How is a sub-brow lift different from upper eyelid surgery (blepharoplasty)?
The difference is where the skin is removed and where the scar ends up. In upper blepharoplasty, skin comes off the eyelid and the scar sits in the lid crease. In a sub-brow lift, skin is taken from under the brow, the scar hides in the brow hairline, and your natural eyelid crease is left untouched. Men with a low, full brow and outer-corner hooding are often better suited to the sub-brow approach, but only an exam can confirm which fits you.
Where is the scar and will it be visible?
The scar runs along the lower edge of the eyebrow, where eyebrow hair grows back over it. Published series report that the scar becomes inconspicuous by around three months as the brow hair regrows. The main caveat is that very sparse eyebrows make the scar harder to hide, which your surgeon should flag before you proceed.
How long until I can go back to work?
Most men doing desk-based work return in about 5 to 7 days, often after the sutures come out, sometimes using glasses to soften the early scar. Heavier physical work, exercise, saunas, and swimming should wait about a month.
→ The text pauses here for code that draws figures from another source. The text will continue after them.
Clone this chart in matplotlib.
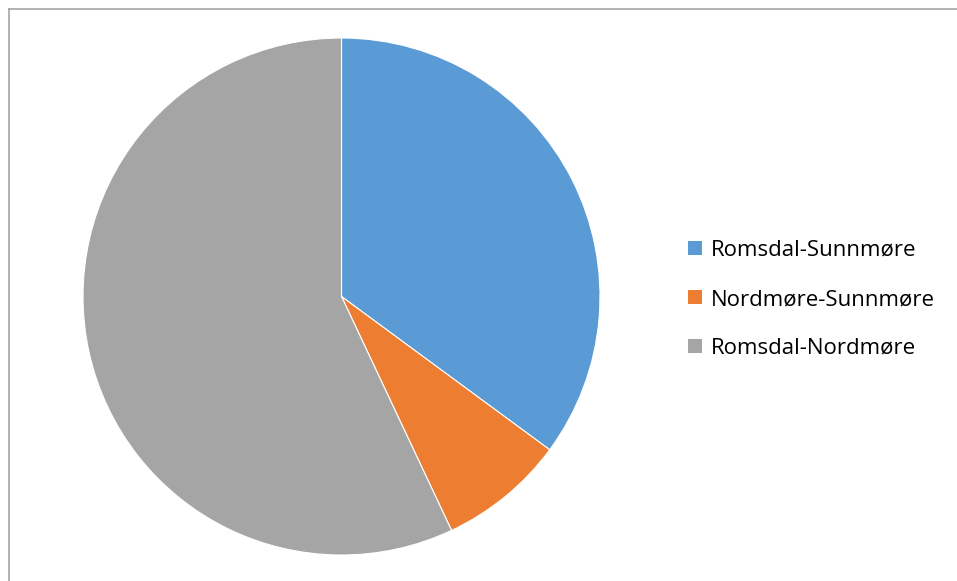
import matplotlib.pyplot as plt
from matplotlib.patches import Patch
from matplotlib.lines import Line2D

### DATA ###
labels = ['Romsdal-Sunnmøre', 'Nordmøre-Sunnmøre', 'Romsdal-Nordmøre']
shares = [35.1, 7.9, 57.0]
colors = ['#5B9BD5', '#ED7D31', '#A5A5A5']

W, H = 957, 581
fig = plt.figure(figsize=(W / 100, H / 100), dpi=100)

# chart area frame, only top and left edges show in the crop
fig.add_artist(Line2D([8.5 / W, 8.5 / W], [0, 1 - 8.5 / H], color='#a6a6a6', lw=1.2))
fig.add_artist(Line2D([8.5 / W, 1], [1 - 8.5 / H, 1 - 8.5 / H], color='#a6a6a6', lw=1.2))

### PIE ###
cx, cy, r = 341.5, 296.5, 258.5
ax = fig.add_axes([(cx - r) / W, (H - cy - r) / H, 2 * r / W, 2 * r / H])
ax.pie(shares, colors=colors, startangle=90, counterclock=False, radius=1,
       wedgeprops=dict(edgecolor='white', linewidth=0.8))
ax.set_xlim(-1, 1)
ax.set_ylim(-1, 1)
ax.axis('off')

### LEGEND ###
handles = [Patch(facecolor=c, edgecolor='none') for c in colors]
fig.legend(handles, labels, loc='center left', bbox_to_anchor=(688 / W, 1 - 299.5 / H),
           frameon=False, handlelength=0.63, handleheight=0.63,
           handletextpad=0.4, labelspacing=1.26, borderpad=0, borderaxespad=0,
           prop={'family': 'Open Sans', 'size': 16})

fig.savefig('out.png', dpi=100)
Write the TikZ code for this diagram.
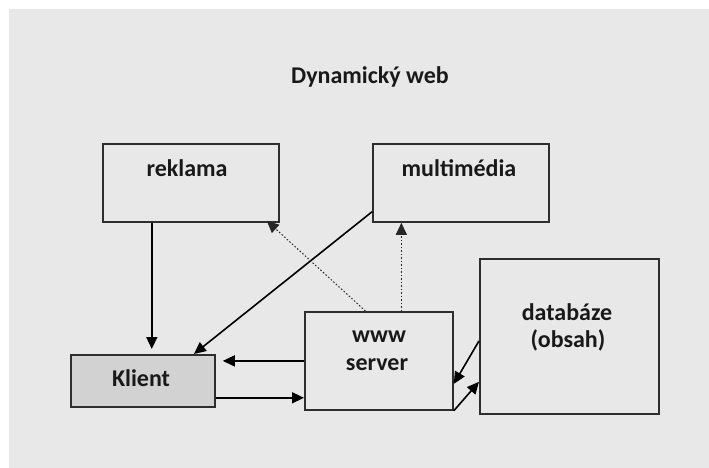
\documentclass[tikz,border=0pt]{standalone}
\usepackage{fontspec}
\setmainfont{Carlito}
\usetikzlibrary{arrows.meta,calc}
\definecolor{pozadi}{HTML}{E8E8E8}
\definecolor{okraj}{HTML}{2E2E2E}
\definecolor{klientfill}{HTML}{D2D2D2}
\tikzset{
	box/.style={draw=okraj, line width=1.8pt, anchor=north west, inner sep=0pt},
	popis/.style={font=\fontsize{24}{27}\selectfont\bfseries, text=black!90, inner sep=0pt},
	sipka/.style={draw=black, line width=1.6pt, -{Triangle[length=12pt,width=11pt]}},
	tecky/.style={draw=black!85, line width=1pt, dash pattern=on 1.5pt off 2pt, -{Triangle[length=12pt,width=11pt]}}
}
\begin{document}
\begin{tikzpicture}[x=1pt,y=-1pt]
	\useasboundingbox (0,0) rectangle (709,468);
	\fill[pozadi] (9,9) rectangle (709,468);
	
	\node[popis] (nadpis) at (370,77) {Dynamický web};
	
	% boxes
	\node[box, minimum width=176pt, minimum height=78pt] (reklama) at (102,143) {};
	\node[box, minimum width=176pt, minimum height=78pt] (multimedia) at (372,143) {};
	\node[box, minimum width=179pt, minimum height=155pt] (databaze) at (479,258) {};
	\node[box, minimum width=148pt, minimum height=98pt] (server) at (304,311) {};
	\node[box, fill=klientfill, minimum width=144pt, minimum height=52pt] (klient) at (70,354) {};
	
	\node[popis] (reklamatext) at (187,168) {reklama};
	\node[popis] (multimediatext) at (459,168) {multimédia};
	\node[popis] (databazetext) at (567,312) {databáze};
	\node[popis] (obsahtext) at (568,340) {(obsah)};
	\node[popis] (wwwtext) at (379,337) {www};
	\node[popis] (servertext) at (377,365) {server};
	\node[popis] (klienttext) at (141,378) {Klient};
	
	% connectors
	\coordinate (r1) at ($(reklama.south west)!0.28!(reklama.south east)$);
	\draw[sipka, shorten >=5pt] (r1) -- (r1 |- klient.north);
	\draw[sipka] ($(multimedia.south west)+(0,-11)$) -- ($(klient.north west)!0.85!(klient.north east)$);
	
	\coordinate (s1) at ($(server.north west)!0.41!(server.north east)$);
	\coordinate (s2) at ($(server.north west)!0.65!(server.north east)$);
	\draw[tecky] (s1) -- ($(reklama.south east)+(-13,-2)$);
	\draw[tecky] (s2) -- (s2 |- multimedia.south);
	
	\draw[sipka, shorten >=7pt] (server.west) -- (server.west -| klient.east);
	\coordinate (k1) at ($(klient.south east)+(0,-10)$);
	\draw[sipka] (k1) -- (k1 -| server.west);
	
	\draw[sipka] ($(databaze.west)+(0,4.5)$) -- ($(server.east)+(0,23)$);
	\draw[sipka] (server.south east) -- ($(databaze.south west)+(0,-33)$);
\end{tikzpicture}
\end{document}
If you are travelling for the procedure, plan to stay in Bangkok long enough for suture removal before flying home.
How much does a sub-brow lift cost in Bangkok?
Indicative Bangkok pricing runs roughly 35,000 to 90,000 THB (about 1,060 to 2,750 USD at a mid-2026 rate of around 32.8 THB to the dollar), depending on whether it is done under local anaesthetic or with sedation, the facility, and whether it is combined with eyelid surgery. For comparison, the US surgeon fee alone for a brow lift averages about 5,460 USD before anaesthesia and facility costs. These are starting figures; confirm an itemised quote at your consultation.
How long do the results last?
This is skin surgery on tissue that keeps ageing, so it is not strictly permanent. Many men keep a clear result for several years before gradual skin laxity slowly returns. How long depends on age, skin quality, sun exposure, and smoking. Be cautious of any clinic that guarantees a fixed number of years, since the honest answer is a range.
Is a sub-brow lift painful?
During surgery you should feel no pain, because the area is numbed with local anaesthetic, with light sedation available if you prefer. Afterwards, most men describe mild tenderness and tightness for the first few days, manageable with simple pain relief and cold compresses, rather than significant pain.
Who should not have a sub-brow lift?
It is not the right operation if your problem is a drooping eyelid margin from a weak muscle (that needs ptosis repair), or if the brow itself has sagged and should be raised (that needs a brow lift). It is also not advised with active eyelid infection, significant untreated dry eye, very sparse eyebrows, bleeding disorders or blood thinners that cannot be paused safely, poorly controlled medical conditions, or unrealistic expectations. An in-person assessment sorts this out.
Does a sub-brow lift help with vision or just appearance?
For men whose excess upper-lid skin hoods down far enough to block the upper or outer field of view, lifting that skin can improve how open the eye feels and, in some cases, the field of vision. A surgical series of infra-brow excision reported improved visual fields alongside the cosmetic result. Whether it is mainly functional or cosmetic in your case depends on how much skin is involved, which the surgeon assesses at consultation.